Systems of party discipline differ from jurisdiction to jurisdiction, from party to party, and even from legislative body to legislative body. I seem to remember that at one point while I was in college the Massachusetts state assembly Democratic caucus had very ironclad discipline while the Senate caucus was laxer. Discipline in the United States is generally much laxer than discipline in Canada. At the federal level, discipline is tighter in the House than in the Senate, and the GOP versions of both houses are tighter than the Democratic versions. These things, in part, reflect differences in the constitutional/legal order. But in part they also reflect choices and path dependency. The extremely lax discipline among Senate Democrats is generally quite favorable to the interests of individual incumbent Democratic Senators even if it makes it difficult to advance a legislative agenda. So when it comes to getting recalcitrant Senators to fall into line, what’s needed are not only the potential tools of discipline, but the will to use them.

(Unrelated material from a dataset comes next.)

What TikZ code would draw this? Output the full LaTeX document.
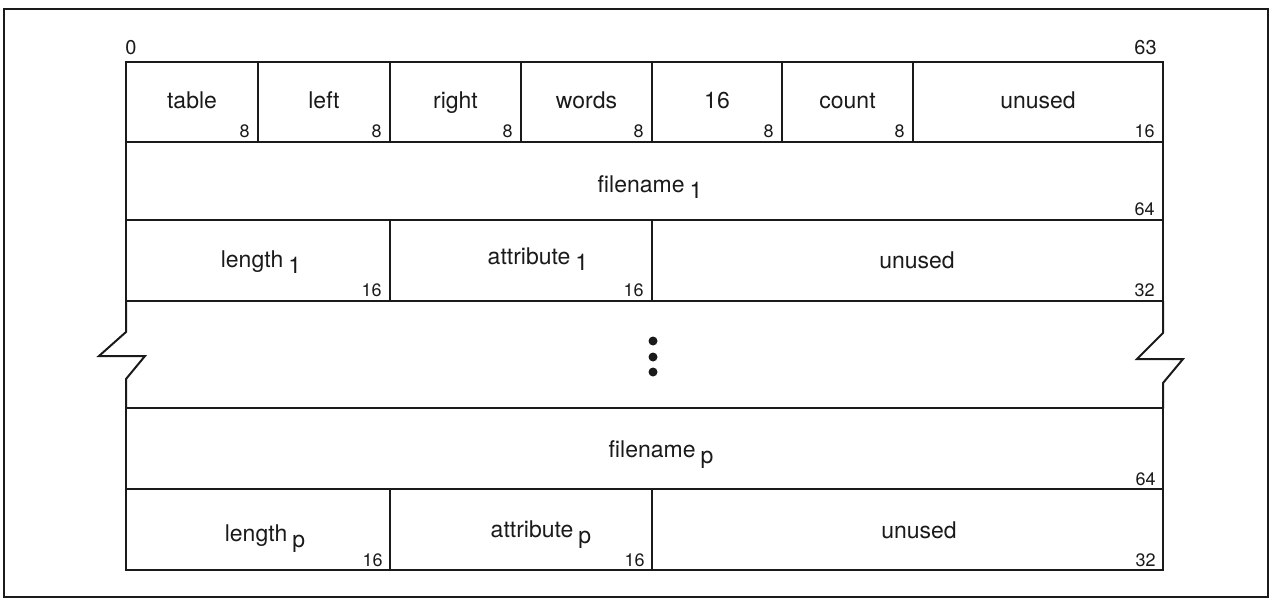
\documentclass[tikz,border=0pt]{standalone}
\usepackage{fontspec}
\setmainfont{TeX Gyre Heros}
\usepackage{tikz}
\usetikzlibrary{positioning,calc}
\definecolor{ink}{HTML}{1A1A1A}
\tikzset{
  cellbox/.style={draw=ink, line width=1pt},
  framebox/.style={draw=ink, line width=0.75pt},
  fieldname/.style={
    inner sep=0pt, anchor=base, text=ink,
    font=\fontsize{11.5}{13}\selectfont
  },
  bitcount/.style={
    inner sep=0pt, anchor=base east, text=ink,
    font=\fontsize{9}{10}\selectfont
  },
  bitindex/.style={
    inner sep=0pt, text=ink,
    font=\fontsize{10}{12}\selectfont
  },
  gapdot/.style={fill=ink, circle, inner sep=0pt, minimum size=4.5pt}
}
\newcommand{\subidx}[1]{\hspace{2.5pt}\raisebox{-3.2pt}{#1}}

\begin{document}
\begin{tikzpicture}[x=0.5pt,y=-0.5pt]
  \useasboundingbox (0,0) rectangle (1272,599);
  \draw[framebox] (4,9) rectangle (1268,597);

  % bit positions
  \node[bitindex,anchor=base west] (bitlow) at (125,55) {0};
  \node[bitindex,anchor=base east] (bithigh) at (1157,55) {63};

  % header word
  \foreach \xa/\xb/\txt/\bits [count=\i] in
      {126/258/table/8, 258/390/left/8, 390/521/right/8, 521/652/words/8,
       652/782/16/8, 782/913/count/8, 913/1163/unused/16} {
    \draw[cellbox] (\xa,62) rectangle (\xb,142);
    \node[fieldname] (head\i) at ({(\xa+\xb)/2},108) {\txt};
    \node[bitcount] (headbits\i) at (\xb-8,137) {\bits};
  }

  % first entry
  \draw[cellbox] (126,142) rectangle (1163,220);
  \node[fieldname] (fnameone) at (650,192) {filename\subidx{1}};
  \node[bitcount] (fnameonebits) at (1155,215) {64};

  \draw[cellbox] (126,220) rectangle (390,301);
  \node[fieldname] (lenone) at (261,267) {length\subidx{1}};
  \node[bitcount] (lenonebits) at (382,296) {16};
  \draw[cellbox] (390,220) rectangle (652,301);
  \node[fieldname] (attrone) at (538,264) {attribute\subidx{1}};
  \node[bitcount] (attronebits) at (644,296) {16};
  \draw[cellbox] (652,220) rectangle (1163,301);
  \node[fieldname] (unusedone) at (917,268) {unused};
  \node[bitcount] (unusedonebits) at (1155,296) {32};

  % omitted entries
  \draw[cellbox] (126,301) -- (126,332) -- (99,356) -- (145,356) -- (126,379) -- (126,408);
  \draw[cellbox] (1163,301) -- (1163,333) -- (1137,359) -- (1183,359) -- (1163,383) -- (1163,408);
  \node[gapdot] (dota) at (653,341) {};
  \node[gapdot] (dotb) at (653,357) {};
  \node[gapdot] (dotc) at (653,372) {};

  % last entry
  \draw[cellbox] (126,408) rectangle (1163,489);
  \node[fieldname] (fnamep) at (661,457) {filename\subidx{p}};
  \node[bitcount] (fnamepbits) at (1156,485) {64};

  \draw[cellbox] (126,489) rectangle (390,570);
  \node[fieldname] (lenp) at (265,541) {length\subidx{p}};
  \node[bitcount] (lenpbits) at (383,566) {16};
  \draw[cellbox] (390,489) rectangle (652,570);
  \node[fieldname] (attrp) at (541,537) {attribute\subidx{p}};
  \node[bitcount] (attrpbits) at (645,566) {16};
  \draw[cellbox] (652,489) rectangle (1163,570);
  \node[fieldname] (unusedp) at (919,538) {unused};
  \node[bitcount] (unusedpbits) at (1156,566) {32};
\end{tikzpicture}
\end{document}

But Lieberman’s fellow Connecticut senator, Democrat Chris Dodd, who faces a tough reelection fight in 2010, dismissed the idea that Lieberman would incur any retribution.
“No, no, no. People are going to be all over the place,” he said when asked if Lieberman should be punished. “The idea that people are going to be reprimanded because somehow they have a different point of view than someone else is ridiculous. That isn’t going to happen.”
Of course there’s nothing “ridiculous” about it. It’s quite standard in legislative bodies for members who defy the party position to face various kinds of reprimands. A political party, after all, isn’t supposed to be a mutual aid society for incumbent legislators. At their best, parties are vehicles for advancing a somewhat coherent vision of national policy. It is true, however, that it would be an unusual step for the Senate Democratic caucus to engage in discipline-enforcing behavior. That, however, is because Senate Democrats are outliers in their behavior, not because the idea of enforcing discipline is somehow nutty.
Now it should be said that in the particular case of Dodd it’s probably not in his interests to pick a fight with a home state colleague in the midst of a re-election campaign. Consequently, he probably shouldn’t be the go-to guy to ask about this issue.